**EXERCISE DETAILS:**
Beginning with the first line, set down every line through the one containing "0.0046, 0.0162, 0.0068, 0.0019]", exactly as it appears, but not the pictures.

**MATERIAL:**
★ ★ ★ ★ ★
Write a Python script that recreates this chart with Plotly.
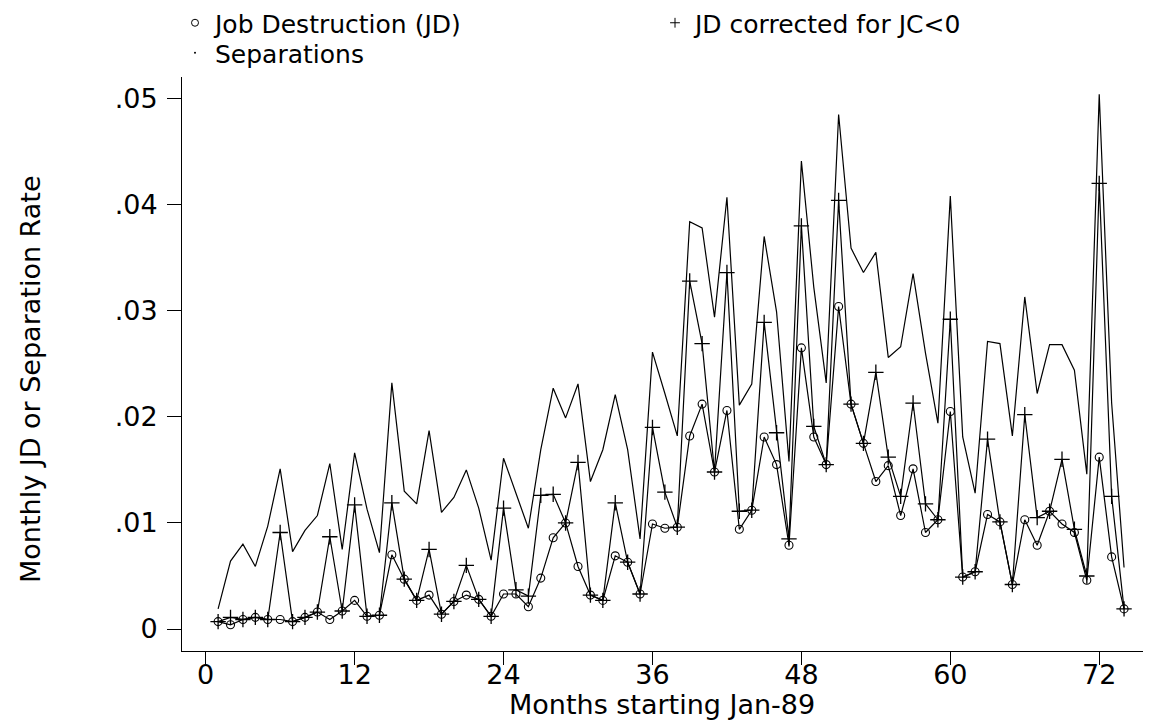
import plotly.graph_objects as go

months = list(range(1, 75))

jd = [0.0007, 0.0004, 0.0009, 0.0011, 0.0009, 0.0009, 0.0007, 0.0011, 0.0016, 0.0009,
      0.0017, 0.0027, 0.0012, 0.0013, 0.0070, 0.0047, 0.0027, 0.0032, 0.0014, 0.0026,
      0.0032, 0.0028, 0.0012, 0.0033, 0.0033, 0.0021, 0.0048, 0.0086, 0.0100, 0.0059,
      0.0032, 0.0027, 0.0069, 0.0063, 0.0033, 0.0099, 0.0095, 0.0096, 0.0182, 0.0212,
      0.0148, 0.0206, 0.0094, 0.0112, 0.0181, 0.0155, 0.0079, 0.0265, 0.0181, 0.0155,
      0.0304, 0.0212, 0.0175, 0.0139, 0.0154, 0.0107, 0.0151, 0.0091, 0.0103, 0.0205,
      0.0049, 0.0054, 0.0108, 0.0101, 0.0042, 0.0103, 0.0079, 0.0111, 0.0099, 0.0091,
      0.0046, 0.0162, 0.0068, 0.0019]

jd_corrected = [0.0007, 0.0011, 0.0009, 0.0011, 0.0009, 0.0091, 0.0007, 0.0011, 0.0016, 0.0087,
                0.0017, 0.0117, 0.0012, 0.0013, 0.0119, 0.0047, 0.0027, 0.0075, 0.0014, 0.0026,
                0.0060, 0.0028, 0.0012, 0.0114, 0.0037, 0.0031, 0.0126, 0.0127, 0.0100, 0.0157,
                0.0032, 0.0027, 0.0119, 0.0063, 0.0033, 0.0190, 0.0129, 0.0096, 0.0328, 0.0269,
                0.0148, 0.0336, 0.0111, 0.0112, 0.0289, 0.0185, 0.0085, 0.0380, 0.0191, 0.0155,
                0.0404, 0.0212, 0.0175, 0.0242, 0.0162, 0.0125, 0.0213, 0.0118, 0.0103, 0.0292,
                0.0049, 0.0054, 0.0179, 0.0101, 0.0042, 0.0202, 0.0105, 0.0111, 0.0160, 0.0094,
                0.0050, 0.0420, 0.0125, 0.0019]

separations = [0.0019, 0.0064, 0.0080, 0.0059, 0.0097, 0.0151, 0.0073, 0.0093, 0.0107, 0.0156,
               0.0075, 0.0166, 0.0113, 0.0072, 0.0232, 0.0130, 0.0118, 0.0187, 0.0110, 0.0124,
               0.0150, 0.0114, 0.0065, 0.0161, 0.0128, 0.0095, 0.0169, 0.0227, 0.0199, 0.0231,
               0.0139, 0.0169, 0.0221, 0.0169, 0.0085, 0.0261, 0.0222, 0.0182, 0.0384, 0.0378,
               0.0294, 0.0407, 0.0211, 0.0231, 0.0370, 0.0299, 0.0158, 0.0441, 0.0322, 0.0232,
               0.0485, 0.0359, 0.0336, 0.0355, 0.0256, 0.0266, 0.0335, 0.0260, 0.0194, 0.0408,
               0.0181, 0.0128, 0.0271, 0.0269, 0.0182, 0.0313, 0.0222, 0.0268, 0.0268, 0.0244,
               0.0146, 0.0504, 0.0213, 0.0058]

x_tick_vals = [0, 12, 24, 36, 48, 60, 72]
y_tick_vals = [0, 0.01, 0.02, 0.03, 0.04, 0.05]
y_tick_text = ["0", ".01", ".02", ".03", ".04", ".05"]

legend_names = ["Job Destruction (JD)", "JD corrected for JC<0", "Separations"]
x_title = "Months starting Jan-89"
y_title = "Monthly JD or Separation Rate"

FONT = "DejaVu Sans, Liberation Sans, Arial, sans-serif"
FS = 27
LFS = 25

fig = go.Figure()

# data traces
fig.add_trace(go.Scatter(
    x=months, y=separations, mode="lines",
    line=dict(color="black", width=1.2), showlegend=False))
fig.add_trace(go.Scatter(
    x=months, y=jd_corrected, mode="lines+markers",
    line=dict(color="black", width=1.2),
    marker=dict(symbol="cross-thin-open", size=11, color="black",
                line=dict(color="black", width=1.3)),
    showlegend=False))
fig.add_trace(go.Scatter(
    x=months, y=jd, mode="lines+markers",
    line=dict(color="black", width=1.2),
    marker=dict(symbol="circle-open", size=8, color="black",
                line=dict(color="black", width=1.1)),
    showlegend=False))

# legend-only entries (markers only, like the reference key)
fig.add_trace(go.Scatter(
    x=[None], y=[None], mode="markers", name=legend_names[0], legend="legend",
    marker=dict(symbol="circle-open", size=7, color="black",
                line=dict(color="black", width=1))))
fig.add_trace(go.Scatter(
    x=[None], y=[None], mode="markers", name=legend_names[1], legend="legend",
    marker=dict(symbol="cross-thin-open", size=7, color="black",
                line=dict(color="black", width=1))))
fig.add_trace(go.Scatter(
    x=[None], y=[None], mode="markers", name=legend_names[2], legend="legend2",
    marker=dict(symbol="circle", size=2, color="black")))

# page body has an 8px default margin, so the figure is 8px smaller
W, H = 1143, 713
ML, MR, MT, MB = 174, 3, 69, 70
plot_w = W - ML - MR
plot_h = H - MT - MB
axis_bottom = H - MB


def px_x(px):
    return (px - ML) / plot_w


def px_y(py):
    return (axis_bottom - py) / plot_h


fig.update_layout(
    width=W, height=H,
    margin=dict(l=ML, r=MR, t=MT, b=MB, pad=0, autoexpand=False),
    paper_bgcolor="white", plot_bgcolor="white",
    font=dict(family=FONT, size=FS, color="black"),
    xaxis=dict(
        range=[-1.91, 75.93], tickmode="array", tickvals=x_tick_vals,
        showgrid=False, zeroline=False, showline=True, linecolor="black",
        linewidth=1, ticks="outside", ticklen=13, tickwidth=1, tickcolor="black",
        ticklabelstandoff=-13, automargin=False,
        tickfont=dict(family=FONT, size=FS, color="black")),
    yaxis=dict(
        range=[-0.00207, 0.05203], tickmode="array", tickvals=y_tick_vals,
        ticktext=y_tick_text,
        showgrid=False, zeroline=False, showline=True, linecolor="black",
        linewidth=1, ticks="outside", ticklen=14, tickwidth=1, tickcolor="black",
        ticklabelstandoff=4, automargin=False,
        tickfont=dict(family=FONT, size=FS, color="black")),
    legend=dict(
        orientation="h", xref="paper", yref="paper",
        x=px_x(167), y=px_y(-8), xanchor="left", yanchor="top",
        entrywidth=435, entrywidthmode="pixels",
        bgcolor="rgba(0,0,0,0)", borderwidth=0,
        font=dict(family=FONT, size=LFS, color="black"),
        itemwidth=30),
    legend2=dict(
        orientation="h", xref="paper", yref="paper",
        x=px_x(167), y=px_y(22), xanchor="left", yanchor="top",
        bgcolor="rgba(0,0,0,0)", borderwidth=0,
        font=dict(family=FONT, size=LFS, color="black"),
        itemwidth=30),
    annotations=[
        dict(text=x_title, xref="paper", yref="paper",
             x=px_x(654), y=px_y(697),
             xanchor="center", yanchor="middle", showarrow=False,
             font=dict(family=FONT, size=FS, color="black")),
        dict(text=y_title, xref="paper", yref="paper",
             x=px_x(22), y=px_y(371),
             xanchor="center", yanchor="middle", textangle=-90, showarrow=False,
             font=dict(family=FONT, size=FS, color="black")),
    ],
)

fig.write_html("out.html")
★ ★ ★ ★ ★
**SOLVED EXERCISE:**
Write a Python script that recreates this chart with Plotly.
import plotly.graph_objects as go

months = list(range(1, 75))

jd = [0.0007, 0.0004, 0.0009, 0.0011, 0.0009, 0.0009, 0.0007, 0.0011, 0.0016, 0.0009,
      0.0017, 0.0027, 0.0012, 0.0013, 0.0070, 0.0047, 0.0027, 0.0032, 0.0014, 0.0026,
      0.0032, 0.0028, 0.0012, 0.0033, 0.0033, 0.0021, 0.0048, 0.0086, 0.0100, 0.0059,
      0.0032, 0.0027, 0.0069, 0.0063, 0.0033, 0.0099, 0.0095, 0.0096, 0.0182, 0.0212,
      0.0148, 0.0206, 0.0094, 0.0112, 0.0181, 0.0155, 0.0079, 0.0265, 0.0181, 0.0155,
      0.0304, 0.0212, 0.0175, 0.0139, 0.0154, 0.0107, 0.0151, 0.0091, 0.0103, 0.0205,
      0.0049, 0.0054, 0.0108, 0.0101, 0.0042, 0.0103, 0.0079, 0.0111, 0.0099, 0.0091,
      0.0046, 0.0162, 0.0068, 0.0019]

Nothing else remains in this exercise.